Entre os princípios estão o respeito à cultura e a religião do indivíduo. É fundamental entendermos que o ser humano é composto dessa complexidade do físico, do emocional, do espiritual e do social. Por isso, os pacientes e seus familiares precisam ser cuidados em todas as esferas.

Cuidados paliativos ganha Política Nacional

Esta semana, o Brasil ganhou a Política Nacional para o setor de cuidados paliativos.

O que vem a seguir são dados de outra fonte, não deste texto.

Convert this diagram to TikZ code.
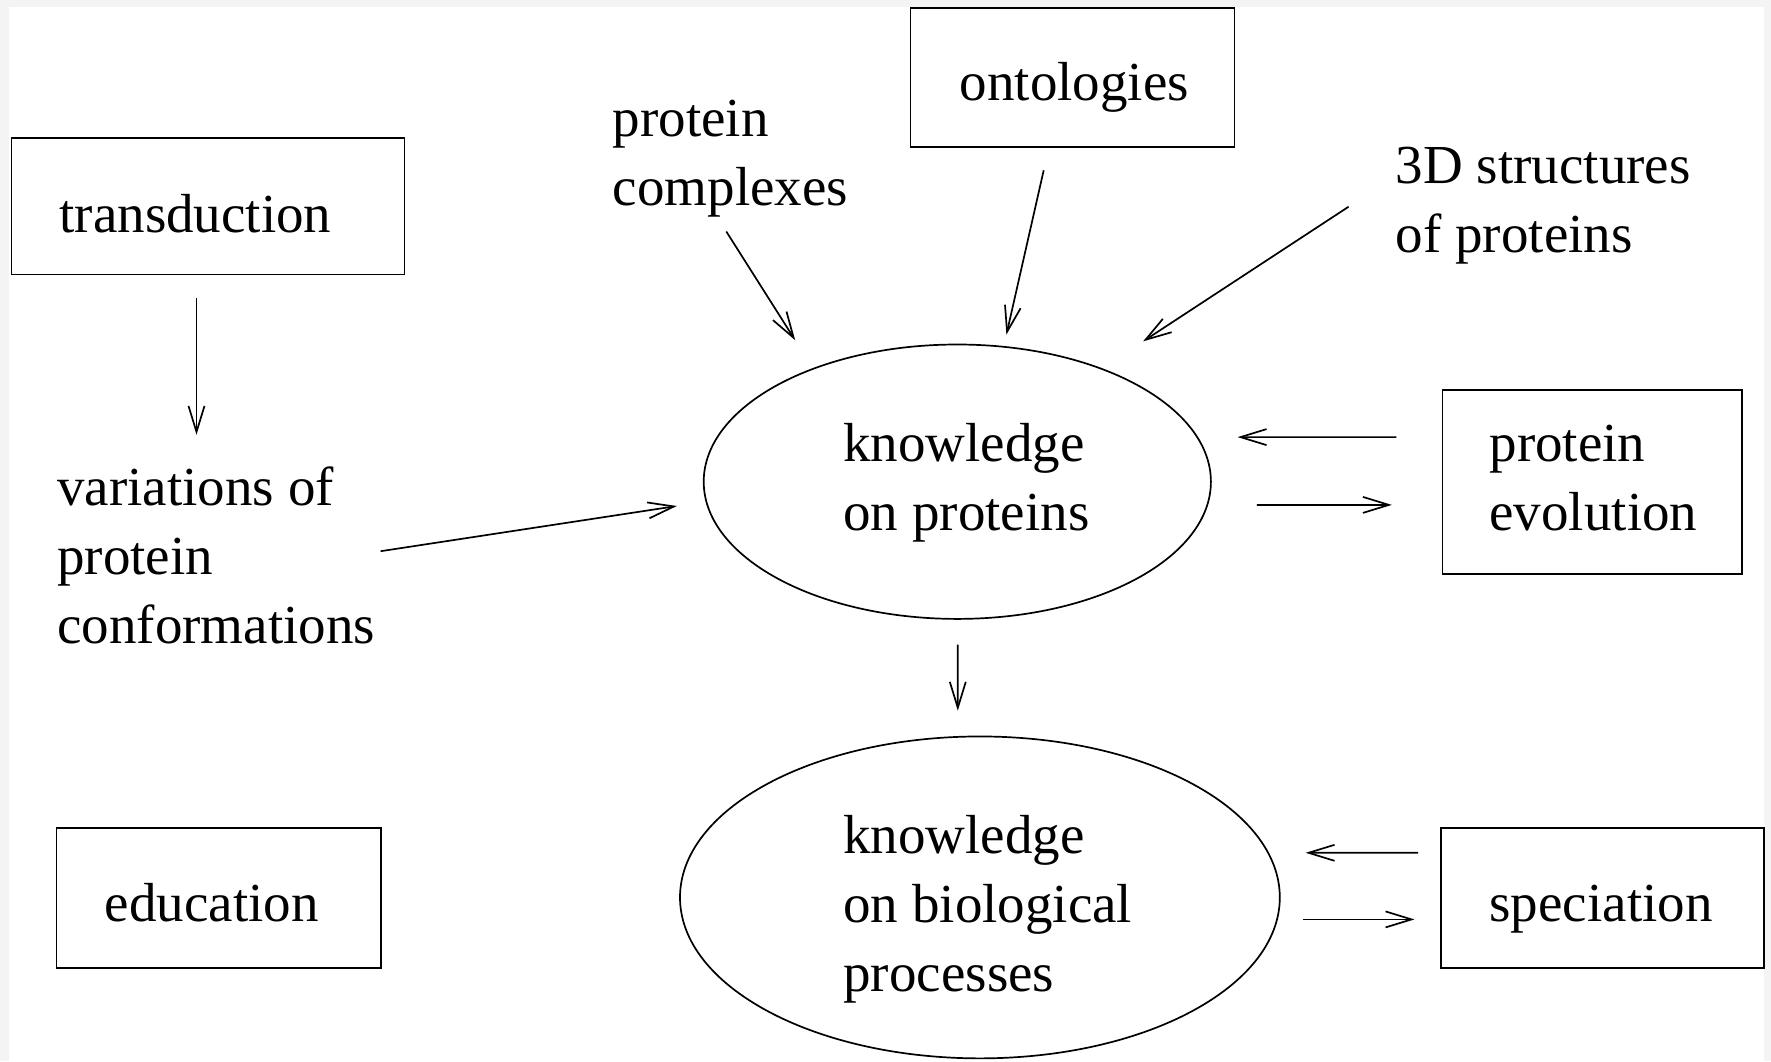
\documentclass[tikz,border=0pt]{standalone}
\usepackage{fontspec}
\setmainfont{Liberation Serif}
\usetikzlibrary{arrows.meta,shapes.geometric,calc}
\begin{document}
\begin{tikzpicture}[x=1pt,y=-1pt,
  line width=1.7pt,
  box/.style={draw,rectangle,inner sep=0pt},
  oval/.style={draw,ellipse,inner sep=0pt},
  txt/.style={font=\fontsize{55}{69}\selectfont,align=left,inner sep=0pt,anchor=north west},
  arr/.style={-{Straight Barb[length=26pt,width=16pt]}}
]
\fill[gray!9] (0,0) rectangle (1771,1061);
\fill[white] (9,6.5) rectangle (1764,1061);
\useasboundingbox (0,0) rectangle (1771,1061);

% boxes
\node[box, minimum width=393.1pt, minimum height=136.7pt] (trans) at (207.9,206.2) {};
\node[box, minimum width=324.1pt, minimum height=138.9pt] (onto) at (1072.5,77.4) {};
\node[box, minimum width=299.3pt, minimum height=184.1pt] (evol) at (1592,481.8) {};
\node[box, minimum width=324.1pt, minimum height=140.1pt] (edu) at (218.6,898) {};
\node[box, minimum width=322.8pt, minimum height=140pt] (spec) at (1602.6,898) {};

% ellipses
\node[oval, minimum width=507.2pt, minimum height=274.4pt] (ell1) at (957.3,481.7) {};
\node[oval, minimum width=599.8pt, minimum height=321.9pt] (ell2) at (979.9,897.4) {};

% texts
\node[txt] (transT) at (58.7,183.2) {\strut transduction};
\node[txt] (ontoT) at (959,51.1) {\strut ontologies};
\node[txt] (cplx) at (612,87.2) {\strut protein\\complexes};
\node[txt] (s3d) at (1395,134.7) {\strut 3D structures\\of proteins};
\node[txt] (k1) at (842.6,412.5) {\strut knowledge\\on proteins};
\node[txt] (evolT) at (1488.7,412.5) {\strut protein\\evolution};
\node[txt] (var) at (56.5,456.7) {\strut variations of\\protein\\conformations};
\node[txt] (k2) at (842.6,804.5) {\strut knowledge\\on biological\\processes};
\node[txt] (eduT) at (104,872.2) {\strut education};
\node[txt] (specT) at (1488.7,872.2) {\strut speciation};

% connectors
\draw[arr] ($(trans.south)+(-11.4,22.5)$) -- ($(var.north west)+(140,-21.9)$);
\draw[arr] ($(var.north west)+(324.1,94.5)$) -- ($(ell1.west)+(-26,24.3)$);
\draw[arr] ($(cplx.north west)+(114.3,144.3)$) -- ($(ell1.north)+(-162.1,-3.4)$);
\draw[arr] ($(onto.south)+(-28.8,22.55)$) -- ($(ell1.north)+(49.1,-9)$);
\draw[arr] ($(s3d.north west)+(-46.4,72)$) -- ($(ell1.north)+(185.8,-2.3)$);
\draw[arr] ($(evol.west)+(-45.2,-44.7)$) -- ($(ell1.east)+(25.9,-44.6)$);
\draw[arr] ($(ell1.east)+(45.1,23.2)$) -- ($(evol.west)+(-49.7,23.1)$);
\draw[arr] ($(ell1.south)+(0.5,24.9)$) -- ($(ell2.north)+(-22.1,-24.9)$);
\draw[arr] ($(spec.west)+(-22.3,-45.2)$) -- ($(ell2.east)+(25,-44.6)$);
\draw[arr] ($(ell2.east)+(22.5,22)$) -- ($(spec.west)+(-25.9,21.4)$);
\end{tikzpicture}
\end{document}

O anuncio foi feito na quinta-feira (14) durante reunião presidida pela ministra da Saúde, Nisia Trindade Lima.

Isso significa que este serviço será estruturado e organizado na rede pública de saúde para todos os pacientes com doenças ameaçadoras da vida se tratarem, de forma a manter o alívio da dor e sofrimento e a qualidade de vida.

Atualmente, existe no Brasil iniciativas isoladas de cuidados paliativos, conforme demonstra o Atlas de Cuidados Paliativos, elaborado pela ANCP.

No atlas consta que o maior número de serviços em cuidados paliativos está concentrado no atendimento público pelo SUS, com 123 (52,5%) unidades, além de 36 (15,3%) serviços instalados em instituições de atendimento público e privado, e 75 (32%) serviços em hospitais privados.